To answer these questions, the following metrics can be used:

**Metrics**:

* Number of contributors joining the community over time (attracted)
* Number of contirbutors leaving (becoming inactive) over time
* Number of contributors not leaving (retained) over time

These metrics can be computed for each of the "cohorts", defined as the groups of contributors joining during a certain period of time (for example, during each year). Some of these metrics will be computed for the speficied contributor groups, over time.

## Goal: understanding connections

Analyze connections within the community in order to understand relations between contributors, groups, and projects.

This goal can be refined in the following questions:

**Questions**:

* Do specific groups tend to contribute to particular projects?
* Which groups and/or contributors act as nexus between different projects?
* Which contributors / groups are isolated according to their activity patterns?

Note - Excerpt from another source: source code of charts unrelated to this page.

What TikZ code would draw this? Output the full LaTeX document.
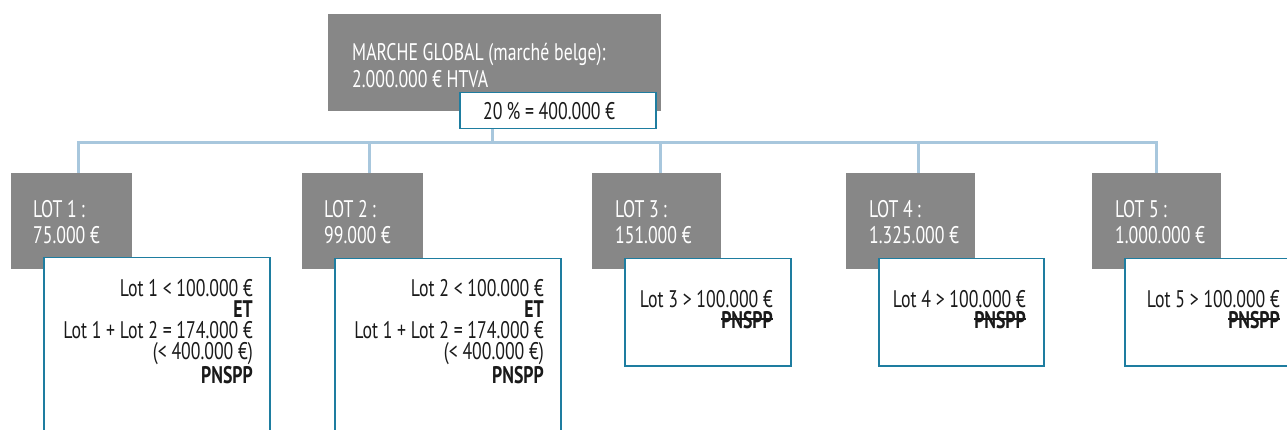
\documentclass[tikz,border=0pt]{standalone}
\usepackage{fontspec}
\setmainfont{PT Sans}[FakeStretch=0.74]
\definecolor{boxgray}{RGB}{135,135,135}
\definecolor{tealc}{RGB}{30,125,160}
\definecolor{linkblue}{RGB}{168,199,221}
\definecolor{inkc}{RGB}{26,26,26}
\newsavebox\strikebox
\newcommand\strikeout[1]{\sbox\strikebox{#1}\rlap{\usebox\strikebox}\rule[0.32em]{\wd\strikebox}{0.09em}}
\tikzset{
  graybox/.style={fill=boxgray, draw=none, inner sep=0pt, anchor=north west},
  whitebox/.style={fill=white, draw=tealc, line width=1.5pt, inner sep=0pt, anchor=north west},
  graytext/.style={text=white, inner sep=0pt, align=left, anchor=base west, font=\fontsize{24}{27}\selectfont},
  lottext/.style={text=inkc, inner sep=0pt, align=right, anchor=base east, font=\fontsize{24}{21}\selectfont},
  conn/.style={draw=linkblue, line width=3pt}
}
\begin{document}
\begin{tikzpicture}[x=1pt,y=-1pt]
\useasboundingbox (0,0) rectangle (1287,430);
\clip (0,0) rectangle (1287,430);
\fill[white] (0,0) rectangle (1287,430);
% bus coordinates
\coordinate (j0) at (492,143);
\coordinate (b1) at (78,143);
\coordinate (b2) at (369,143);
\coordinate (b3) at (660,143);
\coordinate (b4) at (918,143);
\coordinate (b5) at (1156,143);
% top
\node[graybox, minimum width=333pt, minimum height=97pt] (g0) at (328,14) {};
\node[whitebox, minimum width=196pt, minimum height=36pt] (w0) at (459,92) {};
% anchors are at the baseline of the last line
\node[graytext] (t0) at (352,88) {MARCHE GLOBAL (marché belge):\\2.000.000 € HTVA};
\node[lottext, anchor=base west] (u0) at (483,120) {20\,\% = 400.000 €};
% lot boxes
\node[graybox, minimum width=121pt, minimum height=96pt] (g1) at (11,173) {};
\node[graybox, minimum width=121pt, minimum height=96pt] (g2) at (302,173) {};
\node[graybox, minimum width=129pt, minimum height=96pt] (g3) at (592,173) {};
\node[graybox, minimum width=129pt, minimum height=96pt] (g4) at (846,173) {};
\node[graybox, minimum width=129pt, minimum height=96pt] (g5) at (1092,173) {};
% connectors
\draw[conn] (w0.south -| j0) -- (j0);
\draw[conn, line cap=rect] (b1) -- (b5);
\draw[conn] (b1) -- (b1 |- g1.north);
\draw[conn] (b2) -- (b2 |- g2.north);
\draw[conn] (b3) -- (b3 |- g3.north);
\draw[conn] (b4) -- (b4 |- g4.north);
\draw[conn] (b5) -- (b5 |- g5.north);
% gray texts
\node[graytext] (t1) at (33,244) {LOT 1\,:\\75.000 €};
\node[graytext] (t2) at (324,244) {LOT 2\,:\\99.000 €};
\node[graytext] (t3) at (615,244) {LOT 3\,:\\151.000 €};
\node[graytext] (t4) at (869,244) {LOT 4\,:\\1.325.000 €};
\node[graytext] (t5) at (1115,244) {LOT 5\,:\\1.000.000 €};
% white boxes
\node[whitebox, minimum width=226pt, minimum height=200pt] (w1) at (43,257) {};
\node[whitebox, minimum width=226pt, minimum height=200pt] (w2) at (334,258) {};
\node[whitebox, minimum width=166pt, minimum height=107pt] (w3) at (624,258) {};
\node[whitebox, minimum width=165pt, minimum height=107pt] (w4) at (878,258) {};
\node[whitebox, minimum width=180pt, minimum height=107pt] (w5) at (1124,258) {};
% white box texts
\node[lottext] (l1) at (253,383) {Lot 1 < 100.000 €\\\textbf{ET}\\Lot 1 + Lot 2 = 174.000 €\\(< 400.000 €)\\\textbf{PNSPP}};
\node[lottext] (l2) at (544,383) {Lot 2 < 100.000 €\\\textbf{ET}\\Lot 1 + Lot 2 = 174.000 €\\(< 400.000 €)\\\textbf{PNSPP}};
\node[lottext] (l3) at (773,328) {Lot 3 > 100.000 €\\\strikeout{\textbf{PNSPP}}};
\node[lottext] (l4) at (1026,328) {Lot 4 > 100.000 €\\\strikeout{\textbf{PNSPP}}};
\node[lottext] (l5) at (1280,328) {Lot 5 > 100.000 €\\\strikeout{\textbf{PNSPP}}};
\end{tikzpicture}
\end{document}
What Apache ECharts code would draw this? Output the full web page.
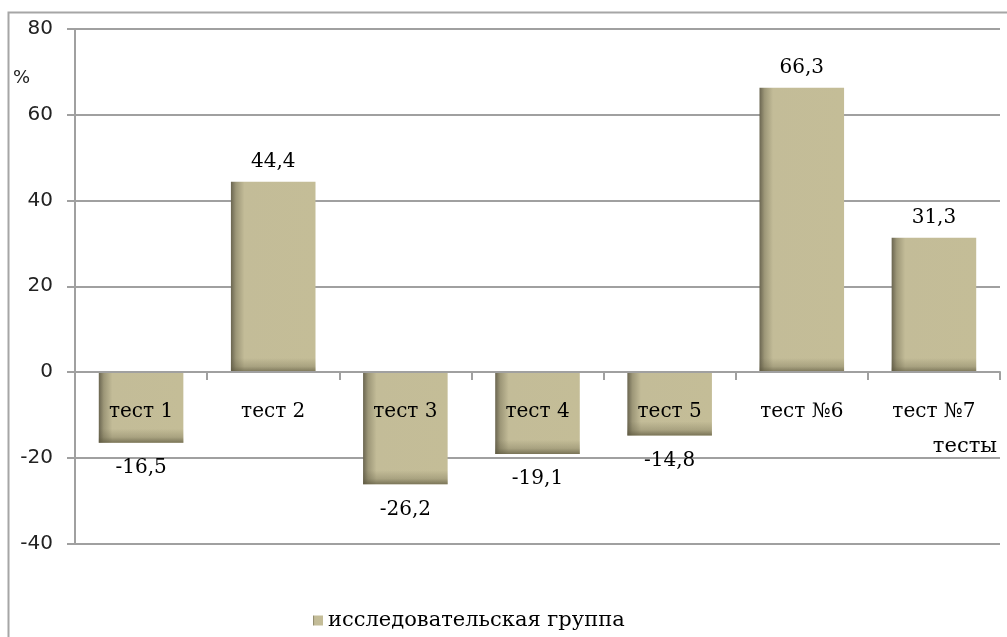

These questions can be answered with the following metrics:

**Metrics**:

(to be completed)

* Contributors organized by number of projects / repositories to which they contribute
* Groups organized by number of projects / repositories to which they contribute

Some of these metrics will be computed for the speficied contributor groups, over time.

## Goal: diversity analysis

This goal is focused on analyzing diversity from several points of view: affiliation, gender, geographical area. This will show how diverse are the different areas of contributions in the project, and will help to spot points with low or extremely high diversity. A careful analysis will also help to understand if certain groups are beeing expelled or attracted to certain areas of contribution (for example, projects).

These goals can be refined in the following questions:

**Questions**:

* How is the organization diversity in different areas of the project?
* On how many organizations does the project critically depends?
* How is the gender diversity in different areas of the project?
* Can areas of the project be identified that are specially diverse (or not) from the gender point of view?
* How is geographical diversity in different areas of the project?
* Can areas of the project be identified that are specially diverse (or not) from the geographical origin point of view?

These questions can be answered with the following metrics:

**Metrics**:

* Number of organizations contributing to each project.
* Gender balance in each project.
* Geographical balance in each project.

Each of those metrics can be computed over time. Some of these metrics will be computed for the speficied contributor groups, over time.